Bei allem Verständnis dafür, dass jeder der 620 Mitglieder des Bundestags wenigstens einmal im Leben in die Schlagzeilen geraten möchte, fragt sich der Beobachter dennoch, wie das passieren kann.

Jede Partei hat ein Programm, mit dessen Hilfe sie sich klar gegen jede andere Partei abzugrenzen versucht. Im Marketing sprechen wir dabei von Positionierung. Jede Partei wirbt um das Vertrauen der Wähler - wie jede Marke um Käufer wirbt. Jede Partei kämpft um die Macht im Bundestag, ebenso wie jede Marke tagtäglich um ihren Marktanteil im Regal kämpft. Markentechnik und Markenführung lassen sich eins zu eins auf Parteien übertragen.

Die "Markenversprechen" der Parteien

Was aber genau ist eine Marke? Wodurch zeichnet sie sich aus? Sie ist im Idealfall einzigartig und unterscheidet sich von allen anderen Marken.

Die Hilflosigkeit der Parteien in ihrer Positionierung (oder auch „Markenversprechen“) erkennt man spätestens an ihren Claims, also jener kurzen Phrase, die beschreibende oder emotionale Informationen über die Marke transportieren und die Wiedererkennung der Marke unterstützen soll.

CDU: „Gemeinsam für unser Land“

SPD: „Sozial und Demokratisch“

FDP: „Arbeit muss sich wieder lohnen“

Nichtssagende Slogans

Betrachtet man die Slogans der Parteien, heißt es bei der SPD „Anpacken. Für unser Land“, bei der CDU „Die Mitte“, FDP „Die Mitte stärken“, und bei Bündnis90/Grünen „Aus der Krise hilft nur Grün“. Gemeinsam ist diesen Aussagen nur eins: Dass sie absolut nichts über Position und Profil der Partei verraten.

Auch wenn die Positionen immer mehr verwässern (ist „Mitte“ für die CDU ausreichend eigenständig und klar?) und es im Marketing als Kardinalfehler gilt, seiner Marke keine profilierte Positionierung zu verschaffen, gibt es bei den Parteien sehr wohl Generalsekretäre, die dafür zu sorgen haben, dass ihre Vertreter die Linie halten - und öffentlich stärken. Damit sind sie so etwas die Marketingchefs der Parteien.

Das Scheitern der "Marketingchefs"

Sie versagen regelmäßig. Auch wenn es zu einer wichtigen Stütze der Demokratie gehört, dass jeder Parteienvertreter nur seinem Gewissen verantwortlich ist, tragen die Generalsekretäre und Parteichefs die Verantwortung dafür, dass - wie bei jeder Marke - nach außen stets und überall die gleichbleibende, wieder erkennbare Qualität erhältlich ist.

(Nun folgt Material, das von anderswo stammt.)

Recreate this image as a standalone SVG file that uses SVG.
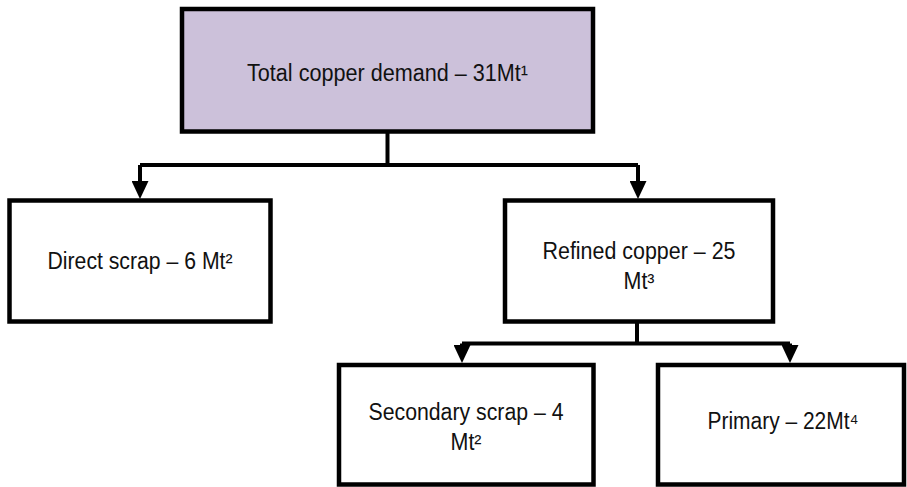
<svg xmlns="http://www.w3.org/2000/svg" width="907" height="487" viewBox="0 0 907 487">
  <style>
    .box { fill: #ffffff; stroke: #000000; stroke-width: 4.5; }
    .top { fill: #ccc1da; }
    .lbl { font-family: "Liberation Sans", Arial, sans-serif; font-size: 23px; fill: #111111; text-anchor: middle; }
    .link { fill: none; stroke: #000000; stroke-width: 4; }
  </style>
  <defs>
    <marker id="arrow" markerUnits="userSpaceOnUse" viewBox="0 0 18 17" refX="8" refY="8.5" markerWidth="18" markerHeight="17" orient="auto">
      <path d="M0,0 L18,8.5 L0,17 z" fill="#000000"/>
    </marker>
  </defs>

  <rect width="907" height="487" fill="#ffffff"/>

  <g id="connectors">
    <path class="link" d="M387.5,131 V165"/>
    <path class="link" d="M140,165 H638"/>
    <path class="link" d="M140,165 V189" marker-end="url(#arrow)"/>
    <path class="link" d="M638,165 V189" marker-end="url(#arrow)"/>
    <path class="link" d="M637,322 V343.5"/>
    <path class="link" d="M462,343.5 H790"/>
    <path class="link" d="M462,343.5 V353" marker-end="url(#arrow)"/>
    <path class="link" d="M790,343.5 V353" marker-end="url(#arrow)"/>
  </g>

  <g id="total">
    <rect class="box top" x="182" y="9" width="411" height="122.5"/>
    <text class="lbl" x="387.5" y="81" textLength="281" lengthAdjust="spacingAndGlyphs">Total copper demand – 31Mt¹</text>
  </g>

  <g id="direct-scrap">
    <rect class="box" x="9.5" y="200.5" width="261" height="121"/>
    <text class="lbl" x="140" y="269" textLength="185" lengthAdjust="spacingAndGlyphs">Direct scrap – 6 Mt²</text>
  </g>

  <g id="refined">
    <rect class="box" x="505" y="200.5" width="268" height="121"/>
    <text class="lbl" x="639" y="259" textLength="193" lengthAdjust="spacingAndGlyphs">Refined copper – 25</text>
    <text class="lbl" x="639" y="289" textLength="31" lengthAdjust="spacingAndGlyphs">Mt³</text>
  </g>

  <g id="secondary-scrap">
    <rect class="box" x="339" y="365" width="254.5" height="119.5"/>
    <text class="lbl" x="466" y="420" textLength="195" lengthAdjust="spacingAndGlyphs">Secondary scrap – 4</text>
    <text class="lbl" x="466" y="450" textLength="31" lengthAdjust="spacingAndGlyphs">Mt²</text>
  </g>

  <g id="primary">
    <rect class="box" x="658" y="365" width="246" height="119.5"/>
    <text class="lbl" x="783" y="429" textLength="151" lengthAdjust="spacingAndGlyphs">Primary – 22Mt⁴</text>
  </g>
</svg>
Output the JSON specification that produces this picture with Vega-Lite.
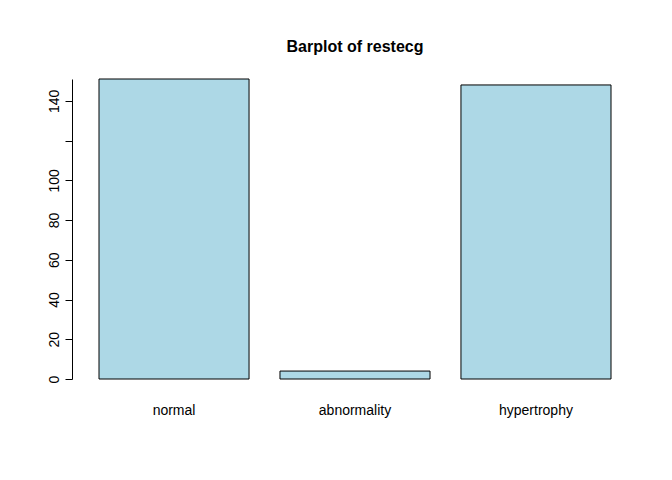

Sonst verliert man Wähler, die nach einer klaren Positionierung suchen. Und Loyalität zudem.

Angela Merkel braucht einen Hermann Gröhe, der sich als Vordenker und Marketing-Chef versteht. Siegmar Gabriel braucht eine Andrea Nahles, die nicht von ihm selbst entmachtet wird. Philipp Rösler braucht einen Patrick Döring, der nicht gegen die eigene Parteispitze wettert. Und Claudia Roth täte gut daran, überhaupt einen Generalsekretär zu installieren.

Die Parteien müssen lernen, sich wie Marken zu verhalten. Sie brauchen dringend Marken-Berater an ihrer Seite - und das nicht nur für ihre Wahlkampagnen. Ohne professionelles Marketing werden sie immer mehr an Profilierung verlieren. Und immer mehr Wähler.